Another implication is that because needs to use temporary files, while (at least for non-Excel or zipped sources I think libhxl may not need at all touch the disk if just pipe commands) is unable to streaming data without touch the disk. This could be an problem in an threat model were you handle sensitive documents in a computer were you have no control over the hardware (and the computer does not have high chance of reuse disk space again). I think that streaming data and just piping the output is possible to not leave traces on temporary files that touch the disk, but with this approach the hxlquickmeta need to save files and even if delete, access to raw bits on disk could access old contents. The Operational System maybe will use memory RAM by default (but the current version does not allow user enforce this).
The natural inclination would be extend hxl.model.Dataset. The reason for I do not do this is mostly because I don't know how to make it compatible with data streaming at this moment (also Python is not one of the languages I have more experience in production).
The second reason is because at least some parts that could change too much behavior of the base classes could break more easily after any libhxl-python update. Python, for example, while programmers use convention with _ to means private method, actually allow access even these methods. So at least on parts that I think could break easily may have some copy and paste and later if need we do some refactoring. One potential advantage of this is that even older versions of these minimum viable products may actually keep working even years later.
Do exist some parts that I think, inspired on Pandas and other Python libraries, I will draft (like abstraction about data types, like the one with temporary name BooleanHXLtype
), but these the libhxl-python at the moment does not have. But even if part of these could be added to the libhxl-python later, maybe they would not be necessary on the average usage and very likely could introduce much more bugs with data already not prepared. Also these new types would increase memory usage, but since libhxl works by default with streamed data, I think this would not be an issue, but the bugs would.
Same comments done here https://github.com/EticaAI/HXL-Data-Science-file-formats/issues/6#issuecomment-808873915 apply to hxlquickmeta
, but to add more:
hxl/hxlquickmeta
do already have usable proof of concept.
hxlquickimport
, so if not all features got refactored, this one I think really worth deploy with pipi packageshxl/hxlquickmeta
and the at that time called 'HXLMeta' become the seed for other more structured approaches.
bin/hxl2example
(that was inspired by the fantastic implementation of the David Megginson on HXLStandard/libhxl-python/hxl/scripts.py!) it's feasible to do more single all in one scripts!Its a bit sad that I did not took time to explain what was the hxlquickmeta, but anyway, we're already going even more deep with HDP #16.
Note to self: Maybe in some weeks I stop like 2~4 days and re-implement the debug features of hxlquickmeta as part of the hxlm.core, but since the target audiences are different (hxlquickmeta is more on the data preparation side), this would need to have some other name than HDP so people would not be scared.
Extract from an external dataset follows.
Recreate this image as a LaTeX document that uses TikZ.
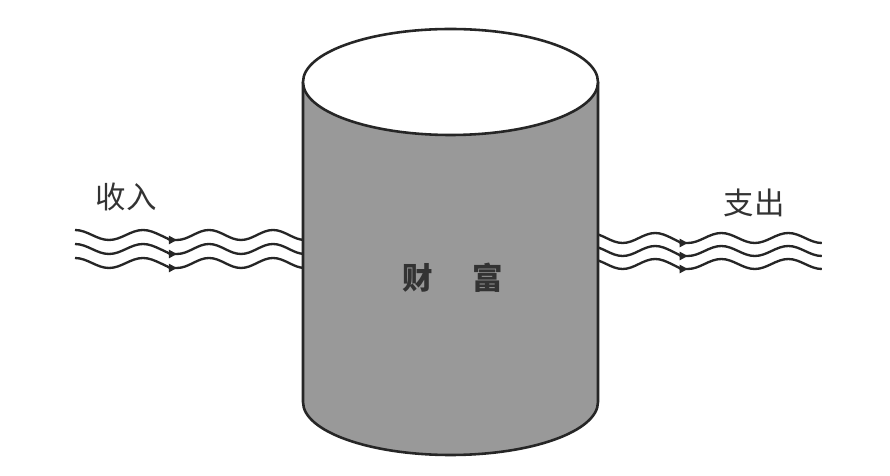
\documentclass[tikz,border=0pt]{standalone}
\usepackage{fontspec}
\newfontfamily\cjk{Noto Sans CJK SC}
\usetikzlibrary{arrows.meta,positioning}

\begin{document}
\begin{tikzpicture}[
  x=0.03cm, y=0.03cm,
  wave/.style={line width=2pt, draw=black!85},
  tip/.style={-{Triangle[length=7pt, width=7pt]}},
  lbl/.style={font=\cjk\fontsize{26}{30}\selectfont, text=black!80, inner sep=0pt},
  tank/.style={line width=2.2pt, draw=black!85}
]
  \useasboundingbox (0,0) rectangle (890,476);

  % income flows in
  \foreach \i/\y in {1/246,2/232,3/218} {
    \coordinate (in\i) at (75,\y);
    \draw[wave, tip] (in\i) cos ++(17,-5) sin ++(17,-5) cos ++(17,5) sin ++(17,5)
      cos ++(17,-5) sin ++(17,-5) coordinate (inmid\i);
    \draw[wave] ([xshift=-7pt]inmid\i) -- (inmid\i) cos ++(16,5) sin ++(16,5) cos ++(16,-5) sin ++(16,-5)
      cos ++(16,5) sin ++(16,5) cos ++(16,-5) sin ++(16,-5);
  }

  % spending flows out
  \foreach \i/\y in {1/243,2/230,3/217} {
    \coordinate (out\i) at (590,\y);
    \draw[wave, tip] (out\i) cos ++(16.3,-5) sin ++(16.3,-5) cos ++(16.3,5) sin ++(16.3,5)
      cos ++(16.3,-5) sin ++(16.3,-5) coordinate (outmid\i);
    \draw[wave] ([xshift=-7pt]outmid\i) -- (outmid\i) cos ++(16.75,5) sin ++(16.75,5) cos ++(16.75,-5) sin ++(16.75,-5)
      cos ++(16.75,5) sin ++(16.75,5) cos ++(16.75,-5) sin ++(16.75,-5);
  }

  % the tank
  \coordinate (tanktop) at (450.5,394);
  \coordinate (tankbot) at (450.5,74);
  \draw[tank, fill=black!40] (303,394) -- (303,74)
    arc[start angle=180, end angle=360, x radius=147.5, y radius=53] -- (598,394);
  \draw[tank, fill=white] (tanktop) ellipse [x radius=147.5, y radius=53];

  \node[lbl] (inc) at (126,279) {收入};
  \node[lbl] (spend) at (754,273) {支出};
  \node[lbl, font=\cjk\bfseries\fontsize{26}{30}\selectfont] (wealth) at (453,198) {财\hspace{1.3em}富};
\end{tikzpicture}
\end{document}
I'm not kidding that the hxlquickmeta even had a draft of the hxl2pandas: Pandas DataFrame #4.
One feature of the HXLTabConverter common class #8 (since we're already reading all documentation to see how to make inferences without forcing users to use type hints in all places) actually requires knowing the supposed data types of already HXLated datasets. So, let's break in an separate class [and as much as possible already try to use data structures that could be converted from JSON or something] to create something that actually could make these inferences
The more specific HXL Core hashtags
One advantage of using the hashtag that already is the very own defined on the specification is that the specification for several cases enforce the types. This happens on special for indicators. So, actually, is possible to (at least if is not doing something like brute forcing with the
hxlquickimport
) be somewhat sure about what to expect from the data columns.Which accuracy to aim?
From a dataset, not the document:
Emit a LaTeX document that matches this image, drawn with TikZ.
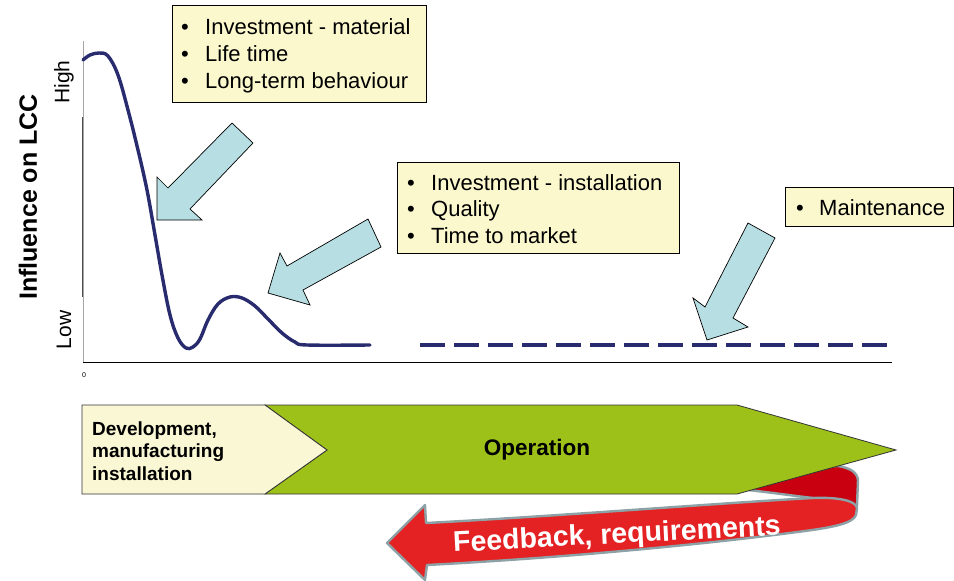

In my personal, honest opinion, >90% of the cases is good enough, including making inferences beyond the official documentation (but at this point may need to do some checking on at least a good amount of rows to deduce. But should exist one way that allows users to explicitly enforce (even if it means a more verbose attribute).
Maybe a different approach to tolerate even less accuracy on first try (think like >75%", maybe less) is if is possible to easily import back the exported format (think the .tab from Orange Data Mining, but could be Weka and others) we assume that the data types and data flags (is meta? This can be ignored? Etc) could already be imported back with more data type hints that if exported again would not change.
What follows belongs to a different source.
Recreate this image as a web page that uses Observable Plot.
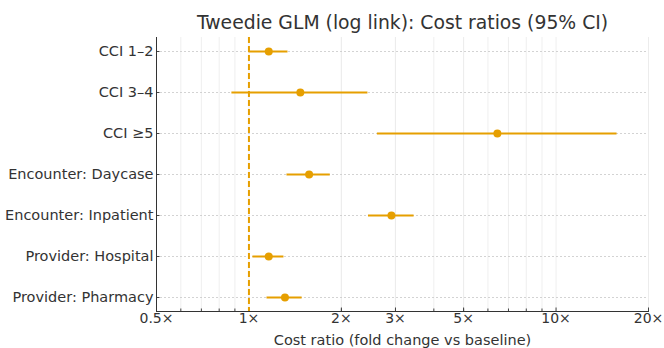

In other words: for very long spreadsheets, somewhat already optimized to be corrected on an external program. (I think this is much more likely to happen for data flags than data types, in fact we may need to create some way to allow more than one target variable).
How to warn the suggestions outside what already is strictly defined on the HXL Standard
Also, since already do exist the concept of Debug logs, I think when we try to make inferences on the tags that are less than 90% (or maybe we discover that an analysis of 100 (or up to 10.000) the user literally done poor tagging and this is 98% likely to fail on external data mining tools, we still warn the user (This type of feature would be need if trying to brute force with the hxlquickimport, so at least some quick checks could already exist).